Permanent Representative of Austria to the United Nations
- In office 2015–2020
- Preceded by: Martin Sajdik
- Succeeded by: Alexander Marschik

Personal details
- Born: September 19, 1964 (age 61) Bangkok, Thailand
- Spouse: Latica Tomašić Kickert (m.2015)
- Relations: Jennifer Kickert (sister)
- Alma mater: University of Vienna; Diplomatic Academy of Vienna
- Occupation: Diplomat

= Jan Kickert =

Austrian Permanent Representative to the United Nations

Jan Kickert (born 19 September 1964) is an Austrian diplomat, currently serving as Austrian Ambassador in Rome.

Previously, he served as the Austrian Permanent Representative to the United Nations and political director at the Austrian Ministry of Foreign Affairs.

He was born in Thailand, studied at the University of Vienna and the Diplomatic Academy of Vienna, and served in a variety of diplomatic and international positions in his early career.

==Early life==
He was born in Bangkok, Thailand. Kickert studied at the University of Vienna in Austria. He then studied at the Diplomatic Academy of Vienna.

==Diplomatic career==
Kickert served in a variety of diplomatic and international positions in his early career. From 1996 to 1997 Kickert worked at the Austrian Embassy in Bratislava (Slovakia) as an Attaché, from 1997 to 1999 at the Austrian Embassy in Belgrade (FRY) as 2nd Secretary, from 1998 to 1999 he Seconded as Special Assistant to the EU Special Envoy to Kosovo, and from 1999 to 2000 he Seconded as Political Advisor to the Special Representative of the Secretary-General of the United Nations Interim Administration Mission in Kosovo (Kosovo). From 2001 to 2004 he worked at the Austrian Embassy Ottawa as Minister-Counselor and DHM, from 2005 to 2007 he worked in the Cabinet of the Austrian Minister for Foreign Affairs, and from 2007 to 2009 he was Deputy Head of Cabinet of the Minister for Foreign Affairs. From 2009 to 2011 he was Ambassador Extraordinary and Plenipotentiary of the Republic of Austria to the Republic of Croatia, and from 2011 to 2015 he was Director General for Political Affairs/Austrian MfA.

===Austrian Permanent Representative to the United Nations===
From 2015 to 2020, Kickert has been the Austrian Permanent Representative to the United Nations.

In October 2017 Kickert denounced as “wrong and unjustifiable” a possible move by the U.S. administration to “decertify” Iran's compliance with the Iran deal known as the Joint Comprehensive Plan of Action.
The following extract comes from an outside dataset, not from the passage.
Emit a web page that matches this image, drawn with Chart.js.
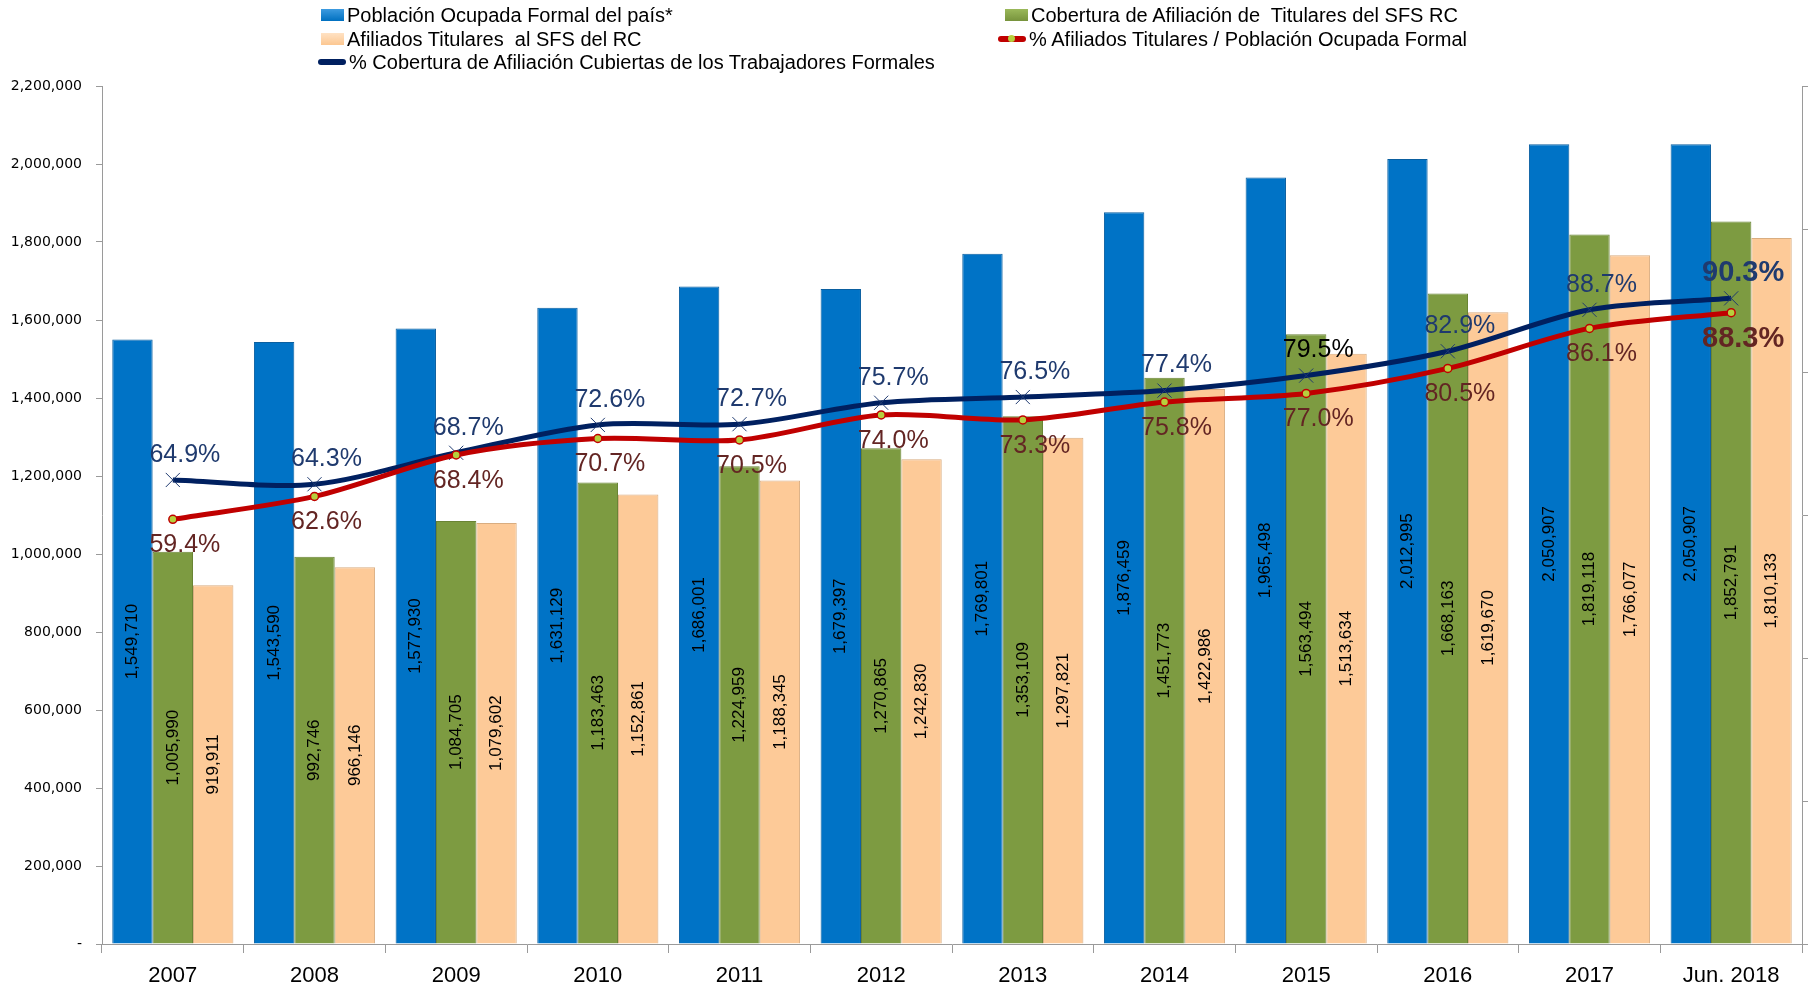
<!DOCTYPE html>
<html lang="es">

<head>
    <meta charset="UTF-8">
    <title>Cobertura SFS RC</title>
    <script src="https://cdn.jsdelivr.net/npm/chart.js"></script>

    <style>
        body {
            margin: 0;
            background-color: #ffffff;
            font-family: "Liberation Sans", Arial, sans-serif;
        }

        #wrap {
            position: relative;
            width: 1813px;
            height: 989px;
        }

        .leg {
            position: absolute;
            font-size: 20px;
            color: #000;
            white-space: pre;
            line-height: 22px;
            display: flex;
            align-items: center;
        }

        .box {
            display: inline-block;
            width: 23px;
            height: 12px;
            margin-right: 3px;
        }

        .ln {
            position: relative;
            display: inline-block;
            width: 28px;
            height: 6px;
            border-radius: 3px;
            margin-right: 3px;
        }
    </style>
</head>

<body>
    <div id="wrap">
        <canvas id="chart" width="1813" height="989"></canvas>

        <div class="leg" style="left:321px; top:4px;">
            <span class="box" style="background:linear-gradient(#3d9be0,#0070c0);"></span>Población Ocupada Formal del país*</div>
        <div class="leg" style="left:1005px; top:4px;">
            <span class="box" style="background:linear-gradient(#9bb95a,#77933c);"></span>Cobertura de Afiliación de  Titulares del SFS RC</div>
        <div class="leg" style="left:321px; top:28px;">
            <span class="box" style="background:linear-gradient(#ffe2c4,#fcc791);"></span>Afiliados Titulares  al SFS del RC</div>
        <div class="leg" style="left:998px; top:28px;">
            <span class="ln" style="background:#c00000;"><span style="position:absolute;left:10px;top:-1px;width:7px;height:7px;border-radius:50%;background:#b7cf3d;"></span></span>% Afiliados Titulares / Población Ocupada Formal</div>
        <div class="leg" style="left:318px; top:51px;">
            <span class="ln" style="background:#002060;"></span>% Cobertura de Afiliación Cubiertas de los Trabajadores Formales</div>
    </div>

    <script>
        // datos
        const years = ['2007', '2008', '2009', '2010', '2011', '2012', '2013', '2014', '2015', '2016', '2017', 'Jun. 2018'];

        const poblacionOcupada = [1549710, 1543590, 1577930, 1631129, 1686001, 1679397, 1769801, 1876459, 1965498, 2012995, 2050907, 2050907];
        const coberturaTitulares = [1005990, 992746, 1084705, 1183463, 1224959, 1270865, 1353109, 1451773, 1563494, 1668163, 1819118, 1852791];
        const afiliadosTitulares = [919911, 966146, 1079602, 1152861, 1188345, 1242830, 1297821, 1422986, 1513634, 1619670, 1766077, 1810133];

        const pctCobertura = [0.649, 0.643, 0.687, 0.726, 0.727, 0.757, 0.765, 0.774, 0.795, 0.829, 0.887, 0.903];
        const pctAfiliados = [0.594, 0.626, 0.684, 0.707, 0.705, 0.740, 0.733, 0.758, 0.770, 0.805, 0.861, 0.883];

        const yTicks = [0, 200000, 400000, 600000, 800000, 1000000, 1200000, 1400000, 1600000, 1800000, 2000000, 2200000];

        function barGradient(c1, c2, c3) {
            return function (ctx) {
                const el = ctx.element;
                if (!el || !el.width) return c2;
                const g = ctx.chart.ctx.createLinearGradient(el.x - el.width / 2, 0, el.x + el.width / 2, 0);
                g.addColorStop(0, c1);
                g.addColorStop(0.12, c2);
                g.addColorStop(0.88, c2);
                g.addColorStop(1, c3);
                return g;
            };
        }

        // etiquetas de valores (barras giradas y porcentajes)
        const labelsPlugin = {
            id: 'valueLabels',
            afterDatasetsDraw(chart) {
                const ctx = chart.ctx;
                chart.data.datasets.forEach((ds, di) => {
                    const meta = chart.getDatasetMeta(di);
                    if (meta.hidden) return;
                    meta.data.forEach((el, i) => {
                        const v = ds.data[i];
                        ctx.save();
                        if (ds.type === 'bar') {
                            const cy = (el.y + el.base) / 2;
                            ctx.translate(el.x, cy);
                            ctx.rotate(-Math.PI / 2);
                            ctx.font = '17px "Liberation Sans", Arial, sans-serif';
                            ctx.fillStyle = '#000';
                            ctx.textAlign = 'center';
                            ctx.textBaseline = 'middle';
                            ctx.fillText(v.toLocaleString('en-US'), 0, 0);
                        } else {
                            const last = i === ds.data.length - 1;
                            const txt = (v * 100).toFixed(1) + '%';
                            ctx.font = (last ? 'bold 29px ' : '25px ') + '"Liberation Sans", Arial, sans-serif';
                            ctx.textAlign = 'center';
                            ctx.textBaseline = 'middle';
                            ctx.fillStyle = ds.labelColor;
                            if (ds.label.startsWith('% Cobertura') && years[i] === '2015') ctx.fillStyle = '#000';
                            ctx.fillText(txt, el.x + 12, el.y + ds.labelOffset);
                        }
                        ctx.restore();
                    });
                });
            }
        };

        const ctx = document.getElementById('chart').getContext('2d');
        const chart = new Chart(ctx, {
            data: {
                labels: years,
                datasets: [
                    {
                        type: 'bar',
                        label: 'Población Ocupada Formal del país*',
                        data: poblacionOcupada,
                        yAxisID: 'y',
                        backgroundColor: barGradient('#005a9e', '#0073c6', '#1f86d2'),
                        borderColor: '#0a5fa0',
                        borderWidth: 1,
                        order: 2
                    },
                    {
                        type: 'bar',
                        label: 'Cobertura de Afiliación de  Titulares del SFS RC',
                        data: coberturaTitulares,
                        yAxisID: 'y',
                        backgroundColor: barGradient('#657e33', '#7d9b41', '#8aa84e'),
                        borderColor: '#6a8435',
                        borderWidth: 1,
                        order: 3
                    },
                    {
                        type: 'bar',
                        label: 'Afiliados Titulares  al SFS del RC',
                        data: afiliadosTitulares,
                        yAxisID: 'y',
                        backgroundColor: barGradient('#e8b482', '#fdca98', '#fdd3a8'),
                        borderColor: '#d9ad80',
                        borderWidth: 1,
                        order: 4
                    },
                    {
                        type: 'line',
                        label: '% Cobertura de Afiliación Cubiertas de los Trabajadores Formales',
                        data: pctCobertura,
                        yAxisID: 'y2',
                        borderColor: '#002060',
                        borderWidth: 5,
                        tension: 0.3,
                        pointStyle: 'crossRot',
                        pointRadius: 10,
                        pointBorderWidth: 1,
                        pointBorderColor: '#1f3a70',
                        pointBackgroundColor: '#1f3a70',
                        labelColor: '#1f3a6e',
                        labelOffset: -25,
                        order: 1
                    },
                    {
                        type: 'line',
                        label: '% Afiliados Titulares / Población Ocupada Formal',
                        data: pctAfiliados,
                        yAxisID: 'y2',
                        borderColor: '#c00000',
                        borderWidth: 5,
                        tension: 0.3,
                        pointStyle: 'circle',
                        pointRadius: 4,
                        pointBorderWidth: 1.5,
                        pointBorderColor: '#c00000',
                        pointBackgroundColor: '#b7cf3d',
                        labelColor: '#632523',
                        labelOffset: 26,
                        order: 0
                    }
                ]
            },
            options: {
                responsive: false,
                animation: false,
                layout: { padding: { top: 86, left: 0, right: 0, bottom: 0 } },
                datasets: {
                    bar: { categoryPercentage: 0.855, barPercentage: 1.0 }
                },
                plugins: {
                    legend: { display: false },
                    tooltip: { enabled: false }
                },
                scales: {
                    x: {
                        offset: true,
                        grid: { drawOnChartArea: false, offset: true, tickLength: 9, color: '#9a9a9a' },
                        border: { color: '#9a9a9a' },
                        ticks: {
                            color: '#000',
                            padding: 10,
                            font: { family: '"Liberation Sans", Arial, sans-serif', size: 22 }
                        },
                        afterFit(scale) { scale.height = 45; }
                    },
                    y: {
                        position: 'left',
                        min: 0,
                        max: 2200000,
                        afterBuildTicks(scale) { scale.ticks = yTicks.map(v => ({ value: v })); },
                        grid: { drawOnChartArea: false, tickLength: 6, color: '#9a9a9a' },
                        border: { color: '#9a9a9a' },
                        ticks: {
                            color: '#000',
                            padding: 14,
                            font: { family: '"DejaVu Sans", Verdana, sans-serif', size: 14 },
                            callback: v => v === 0 ? '-' : v.toLocaleString('en-US')
                        },
                        afterFit(scale) { scale.width = 102; }
                    },
                    y2: {
                        position: 'right',
                        min: 0,
                        max: 1.2,
                        ticks: { display: false, stepSize: 0.2 },
                        grid: { drawOnChartArea: false, tickLength: 6, color: '#9a9a9a' },
                        border: { color: '#9a9a9a' },
                        afterFit(scale) { scale.width = 6; }
                    }
                }
            },
            plugins: [labelsPlugin]
        });
    </script>
</body>

</html>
In 2017-19 Kickert was Chairman of the United Nations Committee on Information, a subsidiary body of the United Nations General Assembly established to deal with questions relating to
public information. The Committee oversees the work of the United Nations Department of Global Communications.

In October 2018, after the synagogue shooting at the Tree of Life – Or L'Simcha Congregation in Pittsburgh, Kickert addressed the Temple Israel congregation in New York City and said: "The attack on the Tree of Life Congregation was an attack on all of us, on what we stand for – religious liberty, human rights. We are committed to the safety and security of Jews wherever they are. I say this with growing up and living with the shame that my forefathers were among the worst perpetrators in Nazi times."

On 30 October 2018, the President of the UN General Assembly María Fernanda Espinosa Garcés informed UN Member States that Kickert and Doma Tsherin, Permanent Representative of Bhutan, would co-facilitate the intergovernmental negotiations related to the midterm review of the Vienna Declaration and Programme of Action implementation, with a view to producing a political declaration.